Their live sets in recent years have often drawn heavily from this album, but it’s the first time I’ve given the whole album a listen for a long time. One thing that struck me was how much it resembles their more recent work, despite being a decade and a half old. When it came out it was a bit a departure for them, with more emphasis on atmospherics and textures, and drew mixed reactions. But in retrospect, a lot of their current sound has its roots in this album.

Touchstone – Discordant Dreams

Touchstone’s first full-length album shows just how far they’ve progressed since they started out. I’d forgotten that Rob Cottingham sang most of the lead vocals back in the early days with Kim singing harmonies – It was only from “Wintercoast” onwards that Kim took over as the band’s main lead singer.

Yes – Drama

The announcement that Trevor Horn and Geoff Downes from pop duo The Buggles were to replace Jon Anderson and Rick Wakeman made heads explode when announced all those years ago. But thirty years on this is an album that stands the test of time far better than its unfocussed and directionless precessor “Tormato”. I think it’s fair to say that without “Drama” there would have been no Yes three decades later.

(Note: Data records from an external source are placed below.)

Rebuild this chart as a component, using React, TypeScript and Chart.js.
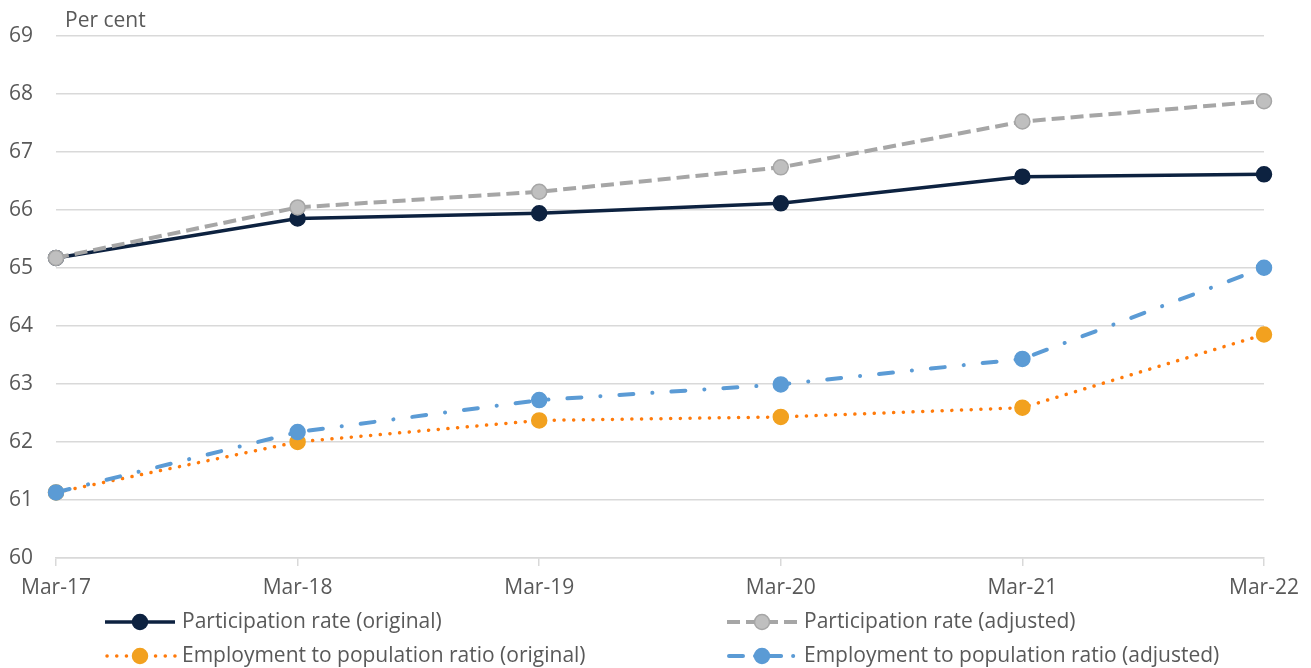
import React, { useEffect, useRef } from "react";
import { Chart, registerables } from "chart.js";

Chart.register(...registerables);

const categories = ["Mar-17", "Mar-18", "Mar-19", "Mar-20", "Mar-21", "Mar-22"];
const participationOriginal = [65.17, 65.85, 65.94, 66.11, 66.57, 66.61];
const participationAdjusted = [65.17, 66.04, 66.31, 66.73, 67.52, 67.87];
const employmentOriginal = [61.13, 62.0, 62.37, 62.43, 62.59, 63.85];
const employmentAdjusted = [61.13, 62.17, 62.72, 62.99, 63.43, 65.0];
const yMin = 60;
const yMax = 69;
const yLabel = "Per cent";

const FONT = "'Open Sans', sans-serif";
const FONT_SIZE = 21;
const TEXT = "#595959";

const seriesStyles = {
  partOrig: { label: "Participation rate (original)", line: "#0D2240", fill: "#0D2240", border: "#0D2240", dash: [] as number[], cap: "butt" as CanvasLineCap, width: 3.5 },
  partAdj: { label: "Participation rate (adjusted)", line: "#A6A6A6", fill: "#BFBFBF", border: "#A6A6A6", dash: [13, 6], cap: "butt" as CanvasLineCap, width: 4 },
  empOrig: { label: "Employment to population ratio (original)", line: "#FF7A0A", fill: "#F2A11F", border: "#F2A11F", dash: [0.1, 9.6], cap: "round" as CanvasLineCap, width: 3.5 },
  empAdj: { label: "Employment to population ratio (adjusted)", line: "#5B9BD5", fill: "#5B9BD5", border: "#5B9BD5", dash: [14, 19, 0.1, 19], cap: "round" as CanvasLineCap, width: 4 },
};

const extras = {
  id: "extras",
  afterDraw(chart: any) {
    const ctx = chart.ctx as CanvasRenderingContext2D;
    const area = chart.chartArea;
    ctx.save();
    ctx.fillStyle = TEXT;
    ctx.font = `${FONT_SIZE}px ${FONT}`;
    ctx.textBaseline = "middle";
    ctx.textAlign = "left";
    ctx.fillText(yLabel, area.left + 9, 21);

    const items = [
      { s: seriesStyles.partOrig, x: 105, y: 622 },
      { s: seriesStyles.partAdj, x: 727, y: 622 },
      { s: seriesStyles.empOrig, x: 105, y: 656 },
      { s: seriesStyles.empAdj, x: 727, y: 656 },
    ];
    for (const it of items) {
      const s = it.s;
      ctx.save();
      ctx.strokeStyle = s.line;
      ctx.lineWidth = s.width;
      ctx.lineCap = s.cap;
      ctx.setLineDash(s.dash.length ? (s === seriesStyles.empAdj ? [14, 12, 0.1, 12] : s.dash) : []);
      ctx.beginPath();
      ctx.moveTo(it.x + (s.cap === "round" ? 2 : 0), it.y);
      ctx.lineTo(it.x + 70, it.y);
      ctx.stroke();
      ctx.setLineDash([]);
      ctx.beginPath();
      ctx.arc(it.x + 35, it.y, 7.5, 0, Math.PI * 2);
      ctx.fillStyle = s.fill;
      ctx.fill();
      ctx.strokeStyle = s.border;
      ctx.lineWidth = 1.5;
      ctx.stroke();
      ctx.restore();
      ctx.fillStyle = TEXT;
      ctx.font = `${FONT_SIZE}px ${FONT}`;
      ctx.fillText(s.label, it.x + 77, it.y);
    }
    ctx.restore();
  },
};

function ds(s: any, data: number[]) {
  return {
    label: s.label,
    data,
    borderColor: s.line,
    borderWidth: s.width,
    borderDash: s.dash,
    borderCapStyle: s.cap,
    pointRadius: 7.5,
    pointHoverRadius: 7.5,
    pointBackgroundColor: s.fill,
    pointBorderColor: s.border,
    pointBorderWidth: 1.5,
    tension: 0,
    fill: false,
  };
}

export default function App() {
  const ref = useRef<HTMLCanvasElement | null>(null);
  useEffect(() => {
    if (!ref.current) return;
    const chart = new Chart(ref.current, {
      type: "line",
      data: {
        labels: categories,
        datasets: [
          ds(seriesStyles.partAdj, participationAdjusted),
          ds(seriesStyles.partOrig, participationOriginal),
          ds(seriesStyles.empAdj, employmentAdjusted),
          ds(seriesStyles.empOrig, employmentOriginal),
        ] as any,
      },
      options: {
        animation: false,
        responsive: true,
        maintainAspectRatio: false,
        layout: { padding: { top: 31, left: 0, right: 47, bottom: 60 } },
        plugins: { legend: { display: false }, tooltip: { enabled: false } },
        scales: {
          x: {
            offset: false,
            grid: { drawOnChartArea: false, drawTicks: true, tickLength: 8, color: "#D9D9D9", lineWidth: 1.5 },
            border: { color: "#D9D9D9", width: 1.5 },
            ticks: { color: TEXT, font: { family: FONT, size: FONT_SIZE }, padding: 9, maxRotation: 0 },
            afterFit(scale: any) { scale.height = 50; },
          },
          y: {
            min: yMin,
            max: yMax,
            grid: { color: "#D9D9D9", lineWidth: 1.5, drawTicks: false },
            border: { display: false },
            ticks: { stepSize: 1, color: TEXT, font: { family: FONT, size: FONT_SIZE }, padding: 23 },
            afterFit(scale: any) { scale.width = 56; },
          },
        },
      } as any,
      plugins: [extras],
    });
    return () => chart.destroy();
  }, []);
  return (
    <div style={{ position: "fixed", left: 0, top: 0, width: 1311, height: 668, background: "#fff" }}>
      <canvas ref={ref} />
    </div>
  );
}
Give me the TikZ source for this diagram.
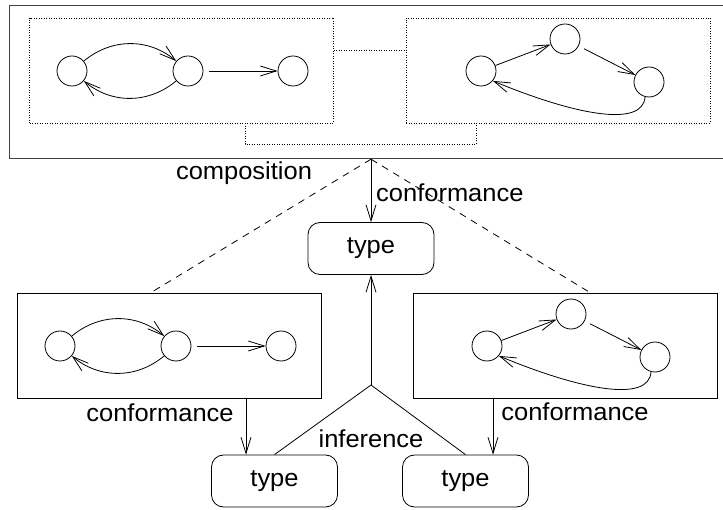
\documentclass[tikz,border=0pt]{standalone}
\usepackage{fontspec}
\setmainfont[FakeStretch=1.04]{Liberation Sans}
\usetikzlibrary{arrows.meta}
\begin{document}
\begin{tikzpicture}[x=1pt,y=-1pt,
  every node/.style={font=\fontsize{24.5}{28}\selectfont},
  st/.style={draw, circle, minimum size=30pt, inner sep=0pt, line width=0.8pt},
  ar/.style={line width=0.8pt, -{Straight Barb[length=16pt,width=10pt]}},
  typebox/.style={draw, rounded corners=12pt, minimum width=126pt, minimum height=52pt, line width=0.8pt},
  framebox/.style={draw, minimum width=304pt, minimum height=105pt, inner sep=0pt, line width=0.9pt},
  dotbox/.style={draw, dash pattern=on 1pt off 1.5pt, minimum width=304pt, minimum height=105pt, inner sep=0pt, line width=0.8pt},
  conn/.style={line width=0.8pt},
  lab/.style={inner sep=0pt}]
\path[use as bounding box] (0,0) rectangle (723,510);
\clip (0,0) rectangle (723,510);

% top frame
\node[draw, line width=1.2pt, draw=black!75, minimum width=726pt, minimum height=153pt, inner sep=0pt, anchor=north west] (topbox) at (9,5) {};
\node[dotbox] (LD) at (181.5,70.5) {};
\node[dotbox] (RD) at (558,70.5) {};
\draw[conn, dash pattern=on 1pt off 1.5pt] ([yshift=20.5pt]LD.east) -- ([yshift=20.5pt]RD.west);
\draw[conn, dash pattern=on 1pt off 1.5pt] ([xshift=63.5pt]LD.south) -- ++(0,21) -| ([xshift=-82pt]RD.south);

% top-left graph
\node[st] (c1) at (72,71) {};
\node[st] (c2) at (188,71) {};
\node[st] (c3) at (293,71) {};
\draw[ar] (c1) to[bend left=40] (c2);
\draw[ar] (c2) to[bend left=40] (c1);
\draw[ar, shorten <=6pt] (c2) -- (c3);

% top-right graph
\node[st] (d1) at (481,71) {};
\node[st] (d2) at (565,39) {};
\node[st] (d3) at (649,82) {};
\draw[ar] (d1) -- (d2);
\draw[ar, shorten <=6pt] (d2) -- (d3);
\draw[ar] (d3.-105) .. controls (643,128) and (575,115) .. (d1.-40);

% middle
\node[typebox] (T) at (371,248.5) {type};
\coordinate (apex) at (T.north |- topbox.south);
\draw[ar] (apex) -- (T.north);
\node[lab] at (244,173) {composition};
\node[lab, anchor=west] at (376,193) {conformance};

% lower frames
\node[framebox] (LB) at (169,345.5) {};
\node[framebox] (RB) at (565,345.5) {};
\draw[conn, dash pattern=on 7pt off 6pt] (apex) -- ([xshift=-18pt]LB.north);
\draw[conn, dash pattern=on 7pt off 6pt] (apex) -- ([xshift=25pt]RB.north);

% lower-left graph
\node[st] (e1) at (60,346) {};
\node[st] (e2) at (176,346) {};
\node[st] (e3) at (281,346) {};
\draw[ar] (e1) to[bend left=40] (e2);
\draw[ar] (e2) to[bend left=40] (e1);
\draw[ar, shorten <=6pt] (e2) -- (e3);

% lower-right graph
\node[st] (f1) at (487,346) {};
\node[st] (f2) at (571,314) {};
\node[st] (f3) at (655,357) {};
\draw[ar] (f1) -- (f2);
\draw[ar, shorten <=6pt] (f2) -- (f3);
\draw[ar] (f3.-105) .. controls (649,403) and (581,390) .. (f1.-40);

% bottom types
\node[typebox] (A) at (274.5,481) {type};
\node[typebox] (B) at (465.5,481) {type};
\draw[ar] ([xshift=77pt]LB.south) -- ([xshift=77pt]LB.south |- A.north);
\draw[ar] ([xshift=-72pt]RB.south) -- ([xshift=-72pt]RB.south |- B.north);
\node[lab] at (160,413) {conformance};
\node[lab] at (575,412) {conformance};

% inference
\coordinate (J) at (371,385);
\draw[ar] (J) -- (T.south);
\draw[conn] (J) -- (A.north);
\draw[conn] (J) -- (B.north);
\node[lab] at (371,439) {inference};
\end{tikzpicture}
\end{document}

Black Sabbath – Seventh Star

Tony Iommi and former Deep Purple singer Glenn Hughes made this collaboration with a bunch of session players after the ill-fated Ian Gillan-fronted Sabbath fell apart. It was never really intended as a Black Sabbath record, and lacks the doom-laden melodrama associated with the Sabbath name. But taken on its own merits it’s an excellent blues-metal hybrid, with both Iommi and Hughes on top form.

Rush – Roll the Bones

I was never that big a fan of Rush’s “Synthesiser period” and found their late 80s output a little bloodless and sterile. Their first release of the 1990s represented a back-to-basics power trio approach with Alex Lifeson’s guitar in the centre of the mix where it belonged.  All very welcome for me, even if the rather heavier following album “Counterparts” remains my favourite Rush disc of the past two decades.